Heading off to rural Nara, visit the house of a 20th generation craftsman whose family has made tea whisks for the Japanese tea ceremony for over 500 years. He will demonstrate how these whisks are made by hand-carving bamboo and represent an integral part of The Way of Tea.

This evening, stay at Sasayuri-Ann, a unique thatched roof luxurious rice terraced villa in a gorgeous and rural area of Uda in Nara Prefecture. Dinner can be prepared by a Michelin-starred chef or sit around the hearth and cook your own shabu-shabu.

​​​​Stay: Rice Terrace Villa Sasayuri-Ann

Day 10: Nara

Before breakfast, enjoy hiking in Akame (where ninja began), a beautiful and forested area with 48 waterfalls. Visit the house of a 25th generation craftsman whose family has made tea whisks for the Japanese tea ceremony for over 500 years. He will do a private bamboo carving demonstration.

Sasayuri-Ann offers some really fun and special experiences in an intimate setting, including private yoga lessons, farming and local fruit picking excursions, music workshops, guided hikes, and a nighttime fire ceremony.
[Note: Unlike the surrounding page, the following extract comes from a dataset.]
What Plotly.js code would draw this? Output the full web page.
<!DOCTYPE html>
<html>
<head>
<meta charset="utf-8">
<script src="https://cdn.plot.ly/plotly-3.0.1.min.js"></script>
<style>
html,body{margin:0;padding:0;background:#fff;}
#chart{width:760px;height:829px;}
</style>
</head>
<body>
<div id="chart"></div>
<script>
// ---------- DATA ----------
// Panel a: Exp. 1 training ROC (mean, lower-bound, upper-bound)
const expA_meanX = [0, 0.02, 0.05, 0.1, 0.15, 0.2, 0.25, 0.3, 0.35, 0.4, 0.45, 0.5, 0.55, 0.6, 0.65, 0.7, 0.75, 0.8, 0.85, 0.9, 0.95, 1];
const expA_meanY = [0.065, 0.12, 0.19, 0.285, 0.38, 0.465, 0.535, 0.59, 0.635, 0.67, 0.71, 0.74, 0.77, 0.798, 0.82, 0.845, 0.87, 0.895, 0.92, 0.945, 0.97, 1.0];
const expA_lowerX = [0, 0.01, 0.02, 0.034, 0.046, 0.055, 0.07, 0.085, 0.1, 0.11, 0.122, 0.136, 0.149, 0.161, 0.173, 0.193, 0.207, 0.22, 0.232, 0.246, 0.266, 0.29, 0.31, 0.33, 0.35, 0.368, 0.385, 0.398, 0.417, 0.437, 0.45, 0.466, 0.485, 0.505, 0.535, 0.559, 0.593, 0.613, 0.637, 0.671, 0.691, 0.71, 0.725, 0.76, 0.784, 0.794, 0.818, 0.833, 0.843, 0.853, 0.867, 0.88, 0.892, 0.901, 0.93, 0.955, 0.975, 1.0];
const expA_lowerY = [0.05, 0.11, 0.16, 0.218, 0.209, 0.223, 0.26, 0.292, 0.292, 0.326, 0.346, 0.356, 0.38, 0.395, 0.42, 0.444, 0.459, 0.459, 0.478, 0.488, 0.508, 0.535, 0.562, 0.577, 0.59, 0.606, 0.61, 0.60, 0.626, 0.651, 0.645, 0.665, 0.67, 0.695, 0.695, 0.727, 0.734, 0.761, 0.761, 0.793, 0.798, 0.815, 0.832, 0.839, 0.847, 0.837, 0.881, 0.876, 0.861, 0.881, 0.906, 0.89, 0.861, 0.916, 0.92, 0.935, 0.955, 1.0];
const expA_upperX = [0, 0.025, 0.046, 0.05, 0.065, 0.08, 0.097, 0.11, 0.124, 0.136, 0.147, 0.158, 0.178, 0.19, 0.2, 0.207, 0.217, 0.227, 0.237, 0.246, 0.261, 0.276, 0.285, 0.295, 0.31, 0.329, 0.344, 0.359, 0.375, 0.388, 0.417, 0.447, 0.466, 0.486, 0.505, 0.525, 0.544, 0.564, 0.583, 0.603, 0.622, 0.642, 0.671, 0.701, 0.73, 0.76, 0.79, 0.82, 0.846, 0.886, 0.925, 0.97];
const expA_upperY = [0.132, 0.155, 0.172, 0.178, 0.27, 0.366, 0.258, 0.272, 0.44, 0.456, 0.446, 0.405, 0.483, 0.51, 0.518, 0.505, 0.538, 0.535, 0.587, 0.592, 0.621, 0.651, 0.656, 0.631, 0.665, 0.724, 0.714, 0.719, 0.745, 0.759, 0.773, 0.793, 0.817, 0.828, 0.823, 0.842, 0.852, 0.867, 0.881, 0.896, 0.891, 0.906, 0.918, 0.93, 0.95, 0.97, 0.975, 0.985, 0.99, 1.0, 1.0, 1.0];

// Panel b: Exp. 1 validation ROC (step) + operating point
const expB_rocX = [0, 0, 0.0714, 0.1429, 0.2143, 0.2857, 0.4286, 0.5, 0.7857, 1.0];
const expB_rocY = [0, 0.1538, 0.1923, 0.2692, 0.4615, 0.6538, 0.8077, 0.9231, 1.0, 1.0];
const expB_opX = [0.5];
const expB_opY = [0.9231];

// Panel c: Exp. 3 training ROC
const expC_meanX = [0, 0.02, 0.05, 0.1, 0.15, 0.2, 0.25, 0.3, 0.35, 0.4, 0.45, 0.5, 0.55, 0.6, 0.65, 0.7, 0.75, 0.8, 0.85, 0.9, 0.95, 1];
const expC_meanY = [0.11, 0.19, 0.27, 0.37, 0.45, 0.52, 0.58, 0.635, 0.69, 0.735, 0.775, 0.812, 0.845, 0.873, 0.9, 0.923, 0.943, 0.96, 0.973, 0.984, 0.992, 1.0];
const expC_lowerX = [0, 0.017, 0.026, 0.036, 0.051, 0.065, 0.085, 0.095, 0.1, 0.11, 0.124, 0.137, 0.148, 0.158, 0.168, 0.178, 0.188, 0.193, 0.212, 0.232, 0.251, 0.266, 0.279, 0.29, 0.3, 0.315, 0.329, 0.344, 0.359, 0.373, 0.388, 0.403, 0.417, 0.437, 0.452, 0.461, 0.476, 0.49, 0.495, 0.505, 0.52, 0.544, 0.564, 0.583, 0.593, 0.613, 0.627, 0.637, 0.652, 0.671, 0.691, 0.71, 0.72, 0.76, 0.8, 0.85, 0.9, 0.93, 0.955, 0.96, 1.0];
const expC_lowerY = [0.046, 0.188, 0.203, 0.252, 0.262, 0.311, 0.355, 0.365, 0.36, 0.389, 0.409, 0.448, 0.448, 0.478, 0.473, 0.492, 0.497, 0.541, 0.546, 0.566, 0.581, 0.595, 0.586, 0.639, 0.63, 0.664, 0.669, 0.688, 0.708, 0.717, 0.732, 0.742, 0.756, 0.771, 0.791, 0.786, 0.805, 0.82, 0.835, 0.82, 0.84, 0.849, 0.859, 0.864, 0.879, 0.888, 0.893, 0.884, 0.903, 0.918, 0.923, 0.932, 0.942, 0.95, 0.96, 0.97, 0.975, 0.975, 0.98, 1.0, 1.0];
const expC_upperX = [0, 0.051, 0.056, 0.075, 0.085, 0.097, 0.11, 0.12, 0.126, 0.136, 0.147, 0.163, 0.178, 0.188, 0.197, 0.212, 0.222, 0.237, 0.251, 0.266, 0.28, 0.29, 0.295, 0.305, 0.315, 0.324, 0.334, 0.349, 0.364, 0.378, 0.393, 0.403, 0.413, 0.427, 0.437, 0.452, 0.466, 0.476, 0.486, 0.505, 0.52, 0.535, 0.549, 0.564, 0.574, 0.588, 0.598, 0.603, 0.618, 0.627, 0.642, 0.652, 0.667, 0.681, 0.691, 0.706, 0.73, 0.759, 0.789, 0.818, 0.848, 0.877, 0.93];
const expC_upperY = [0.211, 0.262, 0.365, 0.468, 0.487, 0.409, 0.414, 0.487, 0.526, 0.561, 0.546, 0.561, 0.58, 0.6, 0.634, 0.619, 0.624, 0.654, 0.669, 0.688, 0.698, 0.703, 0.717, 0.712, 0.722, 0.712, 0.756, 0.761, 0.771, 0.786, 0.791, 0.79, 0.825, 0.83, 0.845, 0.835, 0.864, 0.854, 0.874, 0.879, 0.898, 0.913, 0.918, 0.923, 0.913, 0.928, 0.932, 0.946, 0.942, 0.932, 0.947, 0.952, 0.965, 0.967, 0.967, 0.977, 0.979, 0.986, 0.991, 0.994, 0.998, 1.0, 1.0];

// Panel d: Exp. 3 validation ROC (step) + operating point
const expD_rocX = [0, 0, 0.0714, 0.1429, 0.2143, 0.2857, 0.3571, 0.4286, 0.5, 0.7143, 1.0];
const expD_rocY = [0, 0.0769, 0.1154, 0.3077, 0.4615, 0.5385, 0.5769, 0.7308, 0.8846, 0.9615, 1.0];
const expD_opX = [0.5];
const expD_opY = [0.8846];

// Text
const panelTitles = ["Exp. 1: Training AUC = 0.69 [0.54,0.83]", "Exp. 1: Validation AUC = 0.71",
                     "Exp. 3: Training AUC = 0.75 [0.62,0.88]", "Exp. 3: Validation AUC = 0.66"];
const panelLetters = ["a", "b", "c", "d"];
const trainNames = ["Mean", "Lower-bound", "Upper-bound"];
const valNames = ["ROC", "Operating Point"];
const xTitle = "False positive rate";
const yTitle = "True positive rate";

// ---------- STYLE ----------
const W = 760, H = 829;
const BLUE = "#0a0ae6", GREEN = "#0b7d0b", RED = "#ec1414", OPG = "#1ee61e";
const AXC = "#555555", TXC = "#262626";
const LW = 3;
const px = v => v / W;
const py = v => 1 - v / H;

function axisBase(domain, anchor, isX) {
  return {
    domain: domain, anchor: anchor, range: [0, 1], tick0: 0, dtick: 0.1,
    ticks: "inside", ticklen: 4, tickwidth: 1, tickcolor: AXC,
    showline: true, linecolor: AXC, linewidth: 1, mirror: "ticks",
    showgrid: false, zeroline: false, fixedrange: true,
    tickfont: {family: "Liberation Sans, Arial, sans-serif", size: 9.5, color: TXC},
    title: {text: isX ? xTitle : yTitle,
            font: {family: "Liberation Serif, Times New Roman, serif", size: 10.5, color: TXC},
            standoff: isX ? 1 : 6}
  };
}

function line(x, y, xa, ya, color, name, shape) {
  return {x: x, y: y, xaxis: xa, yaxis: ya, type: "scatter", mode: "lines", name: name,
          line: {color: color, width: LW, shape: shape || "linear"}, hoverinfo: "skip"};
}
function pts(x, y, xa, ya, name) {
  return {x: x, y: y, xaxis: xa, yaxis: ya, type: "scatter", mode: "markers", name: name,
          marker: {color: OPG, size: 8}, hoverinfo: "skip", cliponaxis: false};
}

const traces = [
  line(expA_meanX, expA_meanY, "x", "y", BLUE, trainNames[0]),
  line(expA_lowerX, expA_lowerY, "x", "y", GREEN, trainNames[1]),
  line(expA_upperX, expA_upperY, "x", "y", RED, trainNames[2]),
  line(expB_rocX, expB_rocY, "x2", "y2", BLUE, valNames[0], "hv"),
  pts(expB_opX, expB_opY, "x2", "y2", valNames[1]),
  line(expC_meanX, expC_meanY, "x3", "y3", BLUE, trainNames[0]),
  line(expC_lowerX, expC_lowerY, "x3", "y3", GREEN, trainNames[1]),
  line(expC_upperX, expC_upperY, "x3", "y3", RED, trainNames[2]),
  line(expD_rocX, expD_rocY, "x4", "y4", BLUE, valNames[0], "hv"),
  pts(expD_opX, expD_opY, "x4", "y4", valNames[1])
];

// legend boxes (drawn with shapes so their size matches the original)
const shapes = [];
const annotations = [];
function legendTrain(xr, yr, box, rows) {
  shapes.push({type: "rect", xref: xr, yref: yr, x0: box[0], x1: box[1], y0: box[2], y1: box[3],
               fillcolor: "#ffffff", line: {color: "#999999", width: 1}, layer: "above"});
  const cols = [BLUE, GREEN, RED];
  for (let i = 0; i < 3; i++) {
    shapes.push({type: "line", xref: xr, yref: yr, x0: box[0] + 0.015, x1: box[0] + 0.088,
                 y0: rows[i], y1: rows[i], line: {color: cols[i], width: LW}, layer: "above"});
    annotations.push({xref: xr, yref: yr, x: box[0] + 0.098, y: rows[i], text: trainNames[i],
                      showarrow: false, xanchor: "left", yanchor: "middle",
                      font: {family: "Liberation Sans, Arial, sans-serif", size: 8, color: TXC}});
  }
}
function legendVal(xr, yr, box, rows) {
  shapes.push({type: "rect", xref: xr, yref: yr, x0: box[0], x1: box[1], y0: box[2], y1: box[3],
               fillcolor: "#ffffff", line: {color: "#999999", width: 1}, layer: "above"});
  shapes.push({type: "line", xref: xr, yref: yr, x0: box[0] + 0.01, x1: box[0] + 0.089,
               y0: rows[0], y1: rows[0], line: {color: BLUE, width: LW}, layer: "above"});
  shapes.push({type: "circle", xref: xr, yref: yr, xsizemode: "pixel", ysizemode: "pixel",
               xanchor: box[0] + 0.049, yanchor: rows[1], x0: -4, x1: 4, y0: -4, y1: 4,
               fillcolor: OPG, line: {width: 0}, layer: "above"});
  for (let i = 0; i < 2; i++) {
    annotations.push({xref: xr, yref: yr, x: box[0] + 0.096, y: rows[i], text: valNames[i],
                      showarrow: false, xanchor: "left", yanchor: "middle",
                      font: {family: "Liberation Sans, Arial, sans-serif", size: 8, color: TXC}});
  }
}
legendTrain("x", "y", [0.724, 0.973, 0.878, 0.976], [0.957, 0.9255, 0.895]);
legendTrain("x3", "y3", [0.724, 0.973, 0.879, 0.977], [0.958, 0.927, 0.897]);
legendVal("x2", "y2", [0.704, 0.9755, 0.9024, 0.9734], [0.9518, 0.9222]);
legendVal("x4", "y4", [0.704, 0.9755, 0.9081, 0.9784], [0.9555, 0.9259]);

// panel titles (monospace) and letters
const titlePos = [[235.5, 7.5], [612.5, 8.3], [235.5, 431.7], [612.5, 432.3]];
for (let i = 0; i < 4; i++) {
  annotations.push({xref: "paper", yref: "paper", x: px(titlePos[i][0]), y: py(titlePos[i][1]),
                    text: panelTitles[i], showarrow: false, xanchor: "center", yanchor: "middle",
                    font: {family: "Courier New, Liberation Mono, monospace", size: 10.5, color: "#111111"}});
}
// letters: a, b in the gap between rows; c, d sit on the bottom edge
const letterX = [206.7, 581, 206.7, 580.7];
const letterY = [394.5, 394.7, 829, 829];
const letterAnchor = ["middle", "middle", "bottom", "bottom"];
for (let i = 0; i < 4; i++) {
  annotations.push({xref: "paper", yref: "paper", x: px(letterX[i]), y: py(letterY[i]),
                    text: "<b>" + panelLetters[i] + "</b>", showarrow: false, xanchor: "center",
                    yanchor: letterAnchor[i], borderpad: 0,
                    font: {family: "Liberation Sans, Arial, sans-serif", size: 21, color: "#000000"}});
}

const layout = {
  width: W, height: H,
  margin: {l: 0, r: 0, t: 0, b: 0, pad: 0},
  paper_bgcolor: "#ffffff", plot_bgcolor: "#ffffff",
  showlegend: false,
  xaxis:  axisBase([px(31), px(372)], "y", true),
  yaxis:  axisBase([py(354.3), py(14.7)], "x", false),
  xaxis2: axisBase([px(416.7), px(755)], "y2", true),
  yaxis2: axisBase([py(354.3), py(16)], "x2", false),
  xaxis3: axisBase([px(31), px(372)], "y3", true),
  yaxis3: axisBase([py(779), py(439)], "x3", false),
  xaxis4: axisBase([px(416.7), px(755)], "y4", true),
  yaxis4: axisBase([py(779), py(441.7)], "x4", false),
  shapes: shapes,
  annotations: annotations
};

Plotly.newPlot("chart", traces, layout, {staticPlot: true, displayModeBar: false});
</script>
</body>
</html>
Stay: Rice Terrace Villa Sasayuri-Ann

Day 11: Naoshima and the Inland Sea

At Shin-Osaka, take a shinkansen to Okayama Station. A short drive to the Port of Uno will follow to board a private water taxi for a few minute ride to the island of Naoshima, a center of contemporary art in Japan.

This afternoon, take a walk-through of the must see Chichu Art Museum — built specifically to house the works of Claude Monet, Walter De Maria, and James Turrell. Visit the Lee Ufan Museum, designed by Tadao Ando which features works by the contemporary artist Lee Ufan, who was born in Korea but has been working and teaching in Japan.
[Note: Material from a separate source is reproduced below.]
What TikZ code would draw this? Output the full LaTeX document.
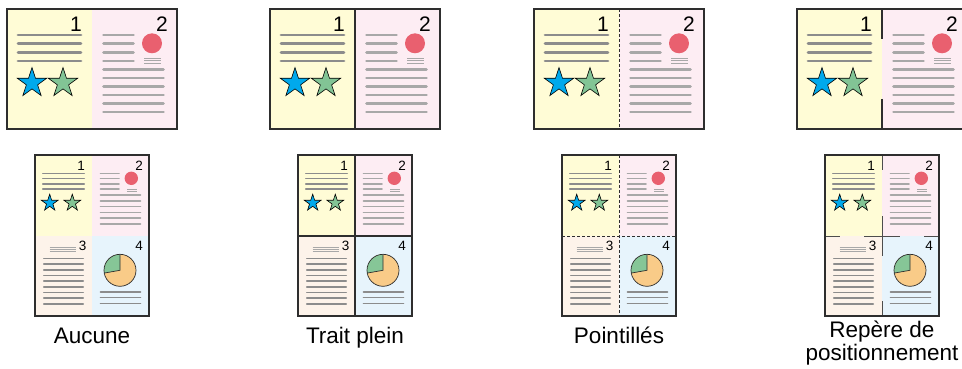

Transfer to your accommodation at Benesse House, a museum hotel also designed by Tadao Ando, and explore its beautiful environs and contemporary art installations.

Stay: Benesse House

World's Best Islands in Asia
Credit: Getty Images

Day 12: Naoshima and Teshima

Island hopping will be on tap today beginning with a private water taxi to the Island of Teshima. Visit Teshima Yokoo House, Teshima Art Museum, and Les Archives du Coeur all of which are installations that abound the island. Afterward, board a private water taxi for a short ride to the Island of Inujima where you will experience the Inujima Seirensho Art Museum and the Inujima Art House Project.

Stay: Benesse House

Day 13: Naoshima, Shikoku, and Tokyo

Before leaving the Inland Sea, explore the Naoshima Art House Project which is an art project in the Naoshima Honmura district. Here, artists took empty houses scattered about residential areas in a fishing village and turned the spaces into works of art, weaving in history and memories of the period when the buildings were lived in and used.

Depart Naoshima via private water taxi across the Inland Sea to Shirobana Koen on the island of Shikoku. Visit the village of Mure and the Isamu Noguchi Garden Museum, which houses 150 sculptures — many of which are still unfinished, preserving the working atmosphere of Noguchi's studio.

Fly to Tokyo, and enjoy your final evening in Japan at one of Tokyo's great eateries.

Stay: Mandarin Oriental or Aman

Day 14: Depart Tokyo

Depending on your flight time, you will be picked up at your hotel and driven to Tokyo's Haneda International Airport or Narita International Airport for your flight home. Our representative will assist you with checking in at the airport.